Staging Machine Setup

  1. Install the AWS CLI.
  2. Configure a mountable HDFS for your Hadoop cluster. Install and configure “Filesystem in Userspace” (FUSE) as an interface into HDFS.
  3. Mount the FUSE interface to the staging machine and test your access to HDFS as a local file system. A mounted interface allows you to interact with HDFS as a local file system.

Step 2: Test copy performance

The below section explores improving overall and testing copy performance. In terms of throughput, a single copy or sync operation is not sufficient to transfer large datasets. To increase transfer rate, data partitioning and parallel copy options should be explored.

For large data transfers, we recommend to partition your data into a number of distinct parts. Segmenting your file transfer allows the partitions to either be transferred in parallel or one at a time. If copy failure occurs, troubleshooting the identified segment makes it quicker to resolve. Only review the failed segment, instead of looking at the dataset in its entirety.
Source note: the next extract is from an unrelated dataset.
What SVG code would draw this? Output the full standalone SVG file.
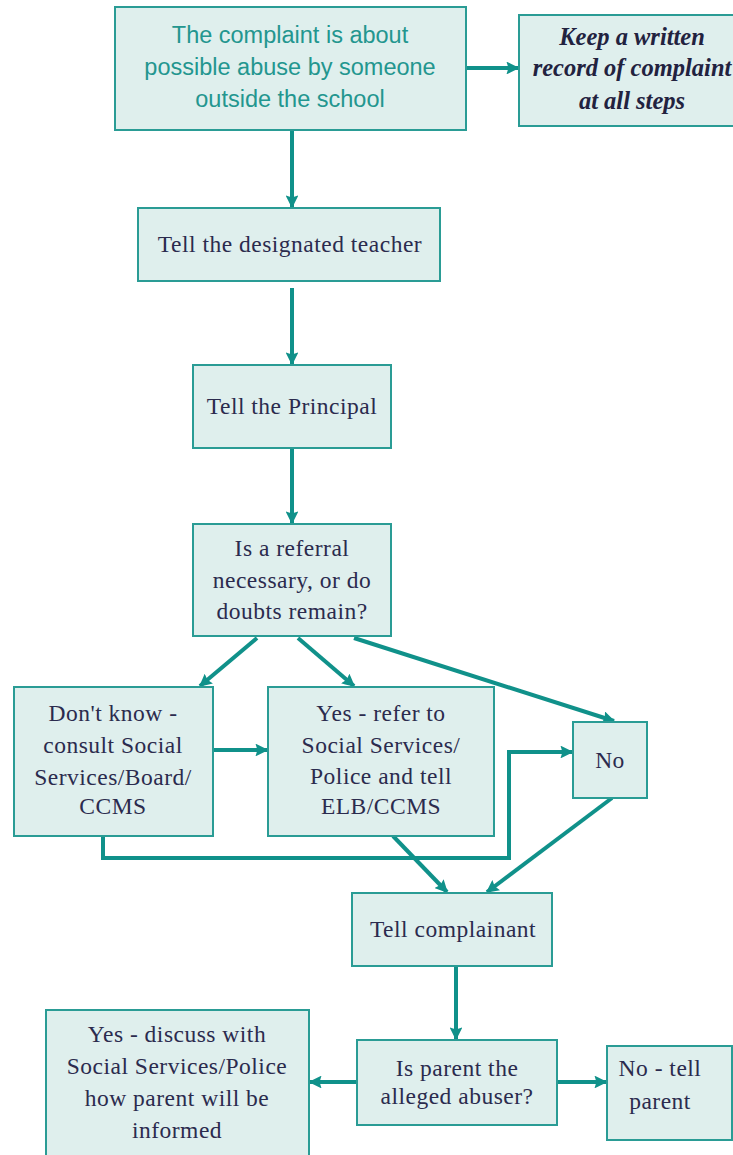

Parallel transfers enable multiple writes to the AWS Snowball Edge to increase performance.

  • Note: Customers use GNU parallel with multiple workers for parallel transfers. The number of parallel operations depends on the network bandwidth, data source performance, and latency.

Once the staging machine is set up and the segments are planned out, test the copy operation throughput. A successful HDFS transfer to Snowball Edge is able to achieve 1.6-2.4 Gbps throughput. Performance varies based on hardware, network, and file size.

A simple copy command is listed below:

aws s3 cp /path/to/<file> s3://bucket/prefix/<file> --endpoint http://<SNOWBALL_EDGE IP>:8080 -–profile <profile-name>

  1. Open a single terminal and run the aws s3 cp
  2. Record the transfer rate (for example 400 Mbps).
  3. Parallelize the copy function by continuing to add terminals with the aws s3 cp – assess performance after each test. You see an upper bound on your performance where adding terminals may negatively impact your throughputs.
  4. Add the terminals performance (terminal 1 @ 400 Mbps and terminal 2 @ 400 Mbps). In this example, you are transferring at 800 Mbps. For more information on improving performance, target network latencies, staging machine enhancements, file size optimizations, and ensuring HDFS read rates through FUSE mount. Also, check out Best Practices for Data Migration.

Step 3: Copy files to the device

Once you complete your performance testing and optimization, prepare commands to copy your files in parallel to the Snowball Edge device. The commands should be run on the staging machine. For example, the command below performs a recursive copy on all files within the specified path and writes them to the AWS Snowball Edge endpoint.

A recursive copy command is listed below:

aws s3 cp /path/to/mounted/hdfs s3://bucket_name --recursive --endpoint http://<SNOWBALL_EDGE IP>:8080 -–profile <profile-name>

In addition to running transfers in parallel, batching smaller files (less than 5 MB) together helps increase throughput. By default, Snowball Edge is encrypting all data with 256-bit encryption during each copy operation. The encryption process has overhead that can cause latency during the transfer of a smaller file. Batching smaller files helps boost transfer performance. We recommend to batch the objects together with up to 10,000 other files in a single archive. During the transfer operation, enable the auto-extraction of archives imported into Amazon S3.

A command to batch and copy files is listed below:

tar -zcf - /path/to/batch | aws s3 cp - s3://bucket_name/batch_name.tar.gz --metadata snowball-auto-extract=true --endpoint http://<SNOWBALL_EDGE IP>:8080 -–profile <profile-name>

  • Note: Batches must be in one of the supported archive formats. To get additional information on batching, check out Batching Small Files.

Step 4: Validate file transfer

After completing your file transfer to the AWS Snowball Edge, and before shipping the device back to AWS, there remains one important step. This is validating all your files can be imported to Amazon S3 successfully.

Use the aws s3 ls command to list all the objects on the AWS Snowball Edge device. Once you have the inventory of the objects you’ve copied to the device, you can easily compare it against the files from your source location. Use this method, to identify any files not transferred.

If there are any validation errors, the file is not written to the device. Check out some of the common validation errors.

After validation, disconnect the device and ship it back to AWS. Once AWS received the AWS Snowball Edge, the data is imported into Amazon S3. When that occurs, you are able to navigate to a Job Completion Report in the AWS Management Console. The report provides an overview of the job.

If additional validation of the import job is needed, you can enable S3 inventory. You can also use Amazon S3 sync on the S3 bucket and prefixes used for the import. S3 inventory generates a csv file that you can compare to the source files you migrated on-premises. Running aws s3 sync recursively copies new and updated files from the source directory to the destination. The command syncs directories and S3 prefixes.

  • Note: To use the sync command as described for validation, you must be able to connect to the internet from your client.


As your data and Hadoop environment on-premises grows, AWS Snowball Edge is available to accelerate your journey to Amazon S3. For a Hadoop migration, where network bandwidth is limited and not plausible, AWS offers the AWS Snowball Edge service. Amazon S3 provides a more secure, scalable, and cost-effective storage solution for your historical and growing data.

Now that you performed the “POC, tooling, and optimization” phase for the HDFS migration, as laid out in Data Migration Best Practices with Snowball Edge for one Snowball Edge, you are now ready to apply your learnings toward the execution phase with multiple Snowball Edge devices.